Todos nós estamos acompanhando pela imprensa e pelas redes sociais as controvérsias existentes entre o(s) conceito(s) de arte, de censura, de moral, entre outros. Não quero entrar no mérito da discussão sobre o nu na arte, a liberdade de expressão ou “o que estão fazendo com nossas crianças”. No meio de tantos embates sociais e culturais (estejam eles camuflando ou não a nossa preocupante situação política – o que, pelo menos na prática, tem seu lado de verdade), a meu ver a resposta cristã deve sair de uma dinâmica reativa e passar a uma reflexão mais crítica (no sentido positivo da palavra) sobre os processos culturais que estão por detrás das coisas que nós vemos.

Já está claro que os afamados discursos de ódio presentes no mundo virtual não levam a nada além da produção de mais discursos de ódio. Aliás, se anunciamos ao Deus que é Amor, não existiria nada mais contraditório do que eles. Falando português claro, schoenstattiano não pode ser um simples hater. Pelo contrário, está chamado a ir muito além disso. A atitude do nosso Pai Fundador sempre foi buscar os fundamentos das diferentes manifestações socioculturais para poder falar delas com propriedade. Então, o que será que está realmente detrás de todo esse processo cultural que estamos vivendo?

Tentando olhar mais a fundo, vejo que a “ultracomentada” exposição La Bête não parece ter nada a ver com um abuso propriamente dito, pelo menos na intenção, mas sim com um processo cultural muito mais profundo que é a ausência de valores. Nós católicos acreditamos que as coisas possuem um valor. Isso não é um conceito moralista, trata-se mais bem do fato de que as coisas não são indiferentes. Assim como não dá no mesmo, por exemplo, cumprimentar ou não uma pessoa (por mais que essa diferença tenha seu lado subjetivo e importe mais para uns e menos para outros), existe uma clara diferença entre tocar um corpo nu ou não o tocar, inclusive entre mostrá-lo ou não. Não dá no mesmo, e isso porque o corpo importa.
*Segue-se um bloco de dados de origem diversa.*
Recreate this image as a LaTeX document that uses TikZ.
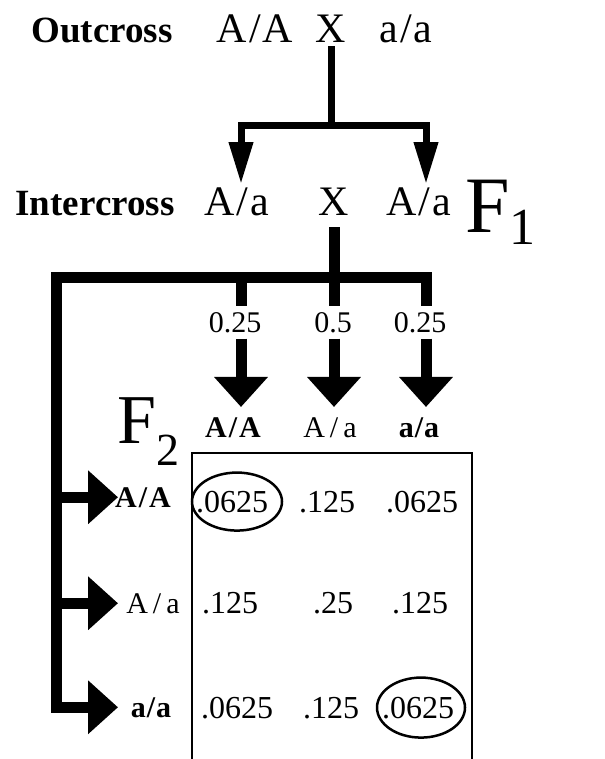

Um autêntico cristianismo é aquele que reconhece o valor do corpo humano, ou seja, sua dignidade. O corpo não é algo “separado de mim”, não é algo que é indiferente para mim. Se algo acontece com meu corpo, acontece comigo. Em poucas palavras, “o meu corpo sou eu”, e a maneira como eu o valorizo é a maneira como eu me valorizo. Diga-se de passagem, a má compreensão do corpo por parte do cristianismo já são águas passadas, e retrógrado é quem usa isso como argumento. Basta olhar já para o que João Paulo II ensinava em sua Teologia do corpo para entender o corpo humano em sua dimensão mais divina. Basta lembrar que homem e mulher foram criados à imagem e semelhança de Deus, que Jesus se encarnou e também ressuscitou com um corpo glorioso, ou então lembrar que São Paulo nos diz que nosso corpo é templo do Espírito (1 Co 6,19) para perceber que sim, o corpo importa e tem um valor porque ele possui a dignidade pessoal que Deus nos concedeu. O corpo de uma pessoa tem significados muito pessoais: entrar em contato com ele é entrar em uma intimidade bastante reservada, é entrar em contato com essa dignidade que a pessoa possui. O corpo não é um objeto manuseável de maneira arbitrária; acreditar nisso é reduzi-lo somente à matéria e tirar toda a sua beleza que transcende o que é tangível. É negar o seu valor verdadeiro.

Nossa missão como cristãos é poder criar uma cultura que valorize o corpo segundo a criação de Deus. Criemos a consciência de que nosso corpo somos nós mesmos, em suas limitações e fraquezas, e em sua beleza e intimidade. Nosso corpo não é só matéria, mas possui uma dimensão transcendente porque todo o nosso ser pessoa é uma unidade nele, e é nele que Deus habita.